BEGIN
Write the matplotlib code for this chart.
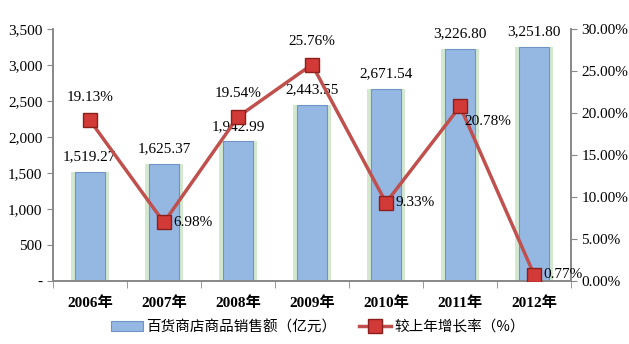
import matplotlib.pyplot as plt
import numpy as np
from matplotlib.ticker import FuncFormatter

plt.rcParams['font.family'] = ['Liberation Serif', 'Noto Sans CJK SC']

years = ['2006年', '2007年', '2008年', '2009年', '2010年', '2011年', '2012年']
sales = [1519.27, 1625.37, 1942.99, 2443.55, 2671.54, 3226.80, 3251.80]
growth = [19.13, 6.98, 19.54, 25.76, 9.33, 20.78, 0.77]
# where each growth label sits relative to its marker
growth_pos = ['above', 'right', 'above', 'above', 'right', 'below', 'right']

fig = plt.figure(figsize=(6.29, 3.44), dpi=100)
ax = fig.add_axes([0.084, 0.183, 0.824, 0.733])
ax2 = ax.twinx()

x = np.arange(len(years))
# pale green halo behind bars
ax.bar(x, sales, width=0.52, color='#d3e8cf', zorder=1)
bars = ax.bar(x, sales, width=0.4, color='#95b8e3', edgecolor='#6f93c4',
              linewidth=0.8, zorder=2, label='百货商店商品销售额（亿元）')
for xi, v in zip(x, sales):
    ax.annotate(f'{v:,.2f}', (xi, v), xytext=(0, 6), textcoords='offset points',
                ha='center', va='bottom', fontsize=11)

ln, = ax2.plot(x, growth, color='#c0504d', lw=2.5, marker='s', markersize=10,
               markerfacecolor='#d13a36', markeredgecolor='#8b1f1c',
               label='较上年增长率（%）', zorder=3)
for xi, g, p in zip(x, growth, growth_pos):
    if p == 'above':
        off, ha, va = (0, 12), 'center', 'bottom'
    elif p == 'right':
        off, ha, va = (7, 0), 'left', 'center'
    else:
        off, ha, va = (3, -6), 'left', 'top'
    ax2.annotate(f'{g:.2f}%', (xi, g), xytext=off, textcoords='offset points',
                 ha=ha, va=va, fontsize=11)

ax.set_xlim(-0.5, len(years) - 0.5)
ax.set_ylim(0, 3500)
ax.set_yticks(np.arange(0, 3501, 500))
ax.yaxis.set_major_formatter(FuncFormatter(lambda v, p: '-' if v == 0 else f'{v:,.0f}'))
ax2.set_ylim(0, 30)
ax2.set_yticks(np.arange(0, 30.1, 5))
ax2.yaxis.set_major_formatter(FuncFormatter(lambda v, p: f'{v:.2f}%'))

ax.set_xticks(x)
ax.set_xticklabels(years, fontsize=11, fontweight='bold')
ax.set_xticks(np.arange(-0.5, len(years), 1), minor=True)
ax.tick_params(axis='x', which='major', length=0, pad=11)
ax.tick_params(axis='x', which='minor', length=5, color='#888888')
ax.tick_params(axis='y', labelsize=11, length=4, color='#888888')
ax2.tick_params(axis='y', labelsize=11, length=4, color='#888888')

for a in (ax, ax2):
    a.spines['top'].set_visible(False)
    for s in ('left', 'right', 'bottom'):
        a.spines[s].set_color('#888888')
        a.spines[s].set_linewidth(1.2)

fig.legend([bars, ln], ['百货商店商品销售额（亿元）', '较上年增长率（%）'],
           loc='lower center', bbox_to_anchor=(0.505, -0.01), ncol=2, frameon=False,
           handlelength=2.2, handletextpad=0.2, columnspacing=1.6,
           prop={'family': ['Noto Sans CJK SC'], 'size': 10.5})

fig.savefig('out.png', dpi=100)
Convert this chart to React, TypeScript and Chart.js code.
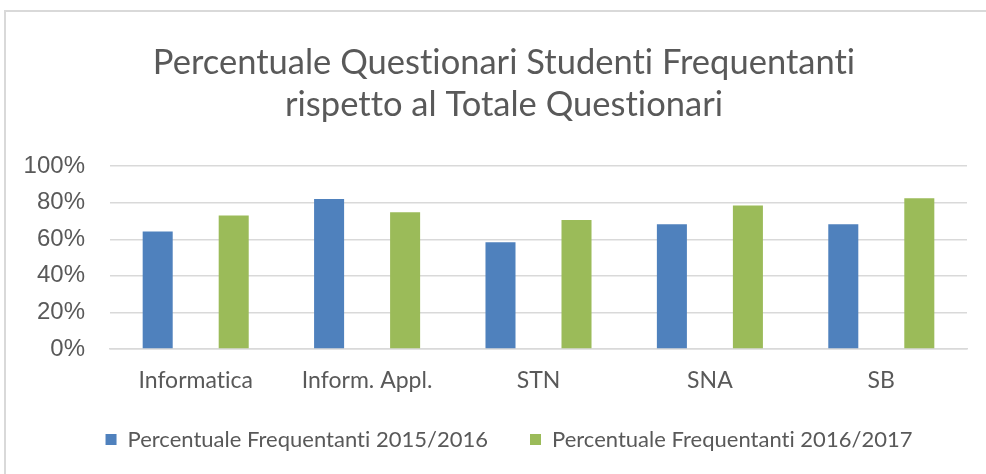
import React, { useEffect, useRef } from "react";
import { Chart, registerables } from "chart.js";

Chart.register(...registerables);

const categories = ["Informatica", "Inform. Appl.", "STN", "SNA", "SB"];
const seriesLabels = ["Percentuale Frequentanti 2015/2016", "Percentuale Frequentanti 2016/2017"];
const values2015 = [64.2, 82.1, 58.4, 68.2, 68.2];
const values2016 = [73.0, 74.8, 70.6, 78.5, 82.5];
const titleLines = ["Percentuale Questionari Studenti Frequentanti", "rispetto al Totale Questionari"];

const noLigatures = (chart: any) => {
  const ctx = chart.ctx as any;
  try {
    ctx.letterSpacing = "0.01px";
    ctx.textRendering = "optimizeSpeed";
  } catch (e) {}
};

const shiftBoxes = {
  id: "shiftBoxes",
  beforeUpdate(chart: any) {
    noLigatures(chart);
  },
  afterLayout(chart: any) {
    if (chart.legend) {
      chart.legend.left += 13;
      chart.legend.right += 13;
      chart.legend.top -= 18;
      chart.legend.bottom -= 18;
    }
    if (chart.titleBlock) {
      chart.titleBlock.left += 8;
      chart.titleBlock.right += 8;
    }
  },
  beforeDraw(chart: any) {
    noLigatures(chart);
  },
};

export default function App() {
  const ref = useRef<HTMLCanvasElement | null>(null);

  useEffect(() => {
    document.body.style.margin = "0";
    let chart: Chart | null = null;
    let cancelled = false;
    const make = () => {
      if (cancelled || !ref.current) return;
      chart = new Chart(ref.current, {
        type: "bar",
        data: {
          labels: categories,
          datasets: [
            {
              label: seriesLabels[0],
              data: values2015,
              backgroundColor: "#4f81bd",
              categoryPercentage: 0.887,
              barPercentage: 0.395,
            },
            {
              label: seriesLabels[1],
              data: values2016,
              backgroundColor: "#9bbb59",
              categoryPercentage: 0.887,
              barPercentage: 0.395,
            },
          ],
        },
        plugins: [shiftBoxes],
        options: {
          responsive: false,
          animation: false,
          layout: { padding: { left: 25, right: 19, top: 0, bottom: -4.5 } },
          plugins: {
            title: {
              display: true,
              text: titleLines,
              color: "#595959",
              font: { family: "Lato", size: 34.5, weight: "normal", lineHeight: 1.22 },
              padding: { top: 42, bottom: 40 },
            },
            legend: {
              position: "bottom",
              labels: {
                color: "#595959",
                font: { family: "Lato", size: 22 },
                boxWidth: 11,
                boxHeight: 11,
                padding: 42,
              },
            },
            tooltip: { enabled: false },
          },
          scales: {
            x: {
              grid: { display: false },
              border: { display: true, color: "#d9d9d9", width: 1.5 },
              ticks: {
                color: "#595959",
                font: { family: "Lato", size: 23, lineHeight: 1.2 },
                padding: 10,
                maxRotation: 0,
              },
            },
            y: {
              min: 0,
              max: 100,
              grid: { color: "#d9d9d9", lineWidth: 1.5, drawTicks: false },
              border: { display: false },
              ticks: {
                stepSize: 20,
                color: "#595959",
                font: { family: "Liberation Sans", size: 24 },
                padding: 25,
                callback: (v: any) => v + "%",
              },
              afterFit: (s: any) => {
                s.width = 85;
              },
            },
          },
        },
      });
    };
    const fonts: any = (document as any).fonts;
    if (fonts && fonts.load) {
      Promise.all([
        fonts.load("22px Lato"),
        fonts.load("24px 'Liberation Sans'"),
      ])
        .catch(() => null)
        .then(make);
    } else {
      make();
    }
    return () => {
      cancelled = true;
      if (chart) chart.destroy();
    };
  }, []);

  return (
    <div style={{ position: "relative", width: 986, height: 474, overflow: "hidden", background: "#fff" }}>
      <div
        style={{
          position: "absolute",
          left: 4,
          top: 10,
          width: 1100,
          height: 600,
          borderLeft: "2px solid #d9d9d9",
          borderTop: "2px solid #d9d9d9",
        }}
      />
      <canvas ref={ref} width={986} height={474} style={{ position: "absolute", left: 0, top: 0 }} />
    </div>
  );
}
END
Aim of the task: Only the lines from the start of the records to the one containing "plt.rcParams['font.family'] = ['Liberation" should be repeated, exactly and with both ends kept; drop any pictures.

Task output:
Write the matplotlib code for this chart.
import matplotlib.pyplot as plt
import numpy as np
from matplotlib.ticker import FuncFormatter

plt.rcParams['font.family'] = ['Liberation Serif', 'Noto Sans CJK SC']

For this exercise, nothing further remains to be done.